Keen is the principal staff officer for coordinating logistics, including supply, maintenance, transportation and field services, across the 1st Brigade, according to 3rd ID media coordinator Tom Conning.

Keen said his professional challenges this deployment are "replacing four brigades in Baghdad and closing bases as we draw down our deployment numbers."

"This is logistically challenging, especially in terms of transportation and property accountability," Keen added.

He was a company commander in 2003 for the initial invasion into Baghdad and said Americans were greeted as heroes in the beginning.

"The Iraqi people were real excited when we got here," Keen said. "People were cheering and waving to us. Mostly we (his company) stayed at Baghdad International — we didn’t get out much from that area."

The major said progress has been made over the years, both with aiding the Iraqis on the road to independence and improving safety and security for American soldiers.

"In 2003, soldiers were going around in humvees with no doors and no body armor. Now we have a lot of protection with our vehicles and equipment. The Army has changed."

"Today the Iraqis have the lead on everything," Keen said. "The attacks are way, way down."

He credits the reduction in violence to the surge that began in early 2007. Keen said there was more combat going on three years ago, and therefore more soldiers were killed or wounded than at present.

"We were taking a significant amount of casualties," he said. "I’d say 20-30 a month."

Keen said insurgent attacks on American troops were on the decline by December 2007.

"Attacks were down. Casualties and injuries were down," he said. "It was the turning point. It was great to be a part of that."

Keen’s second deployment was his longest — 15 months. He served under former 3rd ID Commander Maj. Gen. Rick Lynch from March 2007 to June 2008.

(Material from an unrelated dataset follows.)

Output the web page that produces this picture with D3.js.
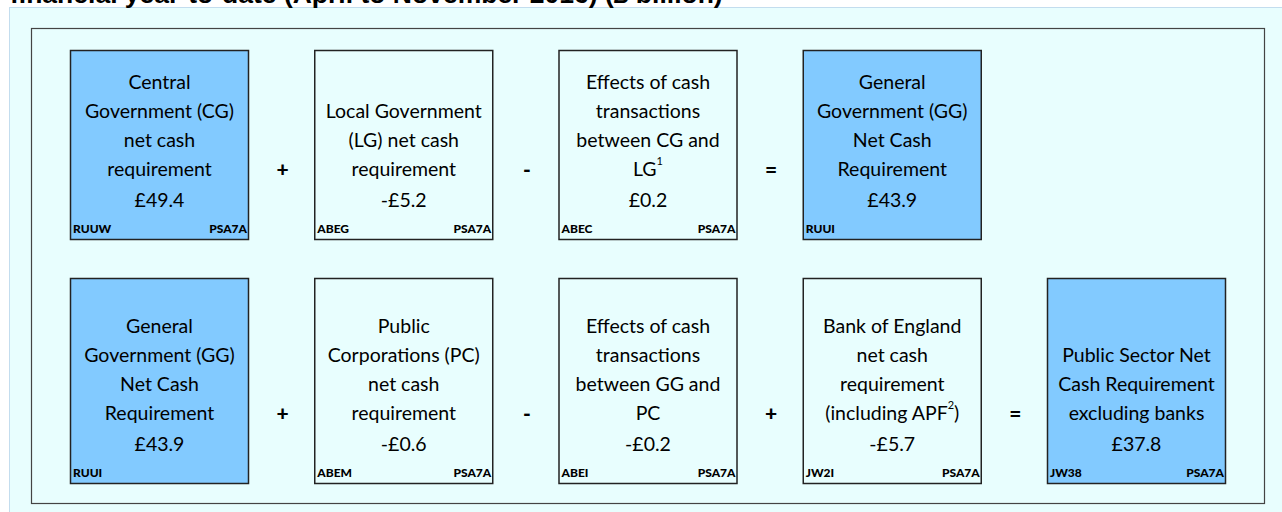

He expects to return home from this deployment at the end of this year.

"The Army has been good to me," Keen said. "I enlisted in 1989 at the age of 17."

He later attended the University of Tampa and received a bachelor’s in criminology. He earned a master’s degree in science and security management from Bellevue University in Nebraska.

The Army has given him the opportunity to travel and earn a decent living to support his family, he said.

"We have a great team here," the major said. "They keep me going every day."

Keen, 38, has been married to Young-a Keen for 14 years. The Richmond Hill couple has two children, Matthew, 11, and Erin, 6.

When he’s not on duty, Keen likes to read and, "does a lot of Skype with family and friends."

He also runs for exercise after putting in 15-18-hour workdays while deployed.

"At home I like to fish," Keen said. A native of Cherry Hill, N.J., the Fort Stewart soldier said he feels at peace "among the Georgia pines."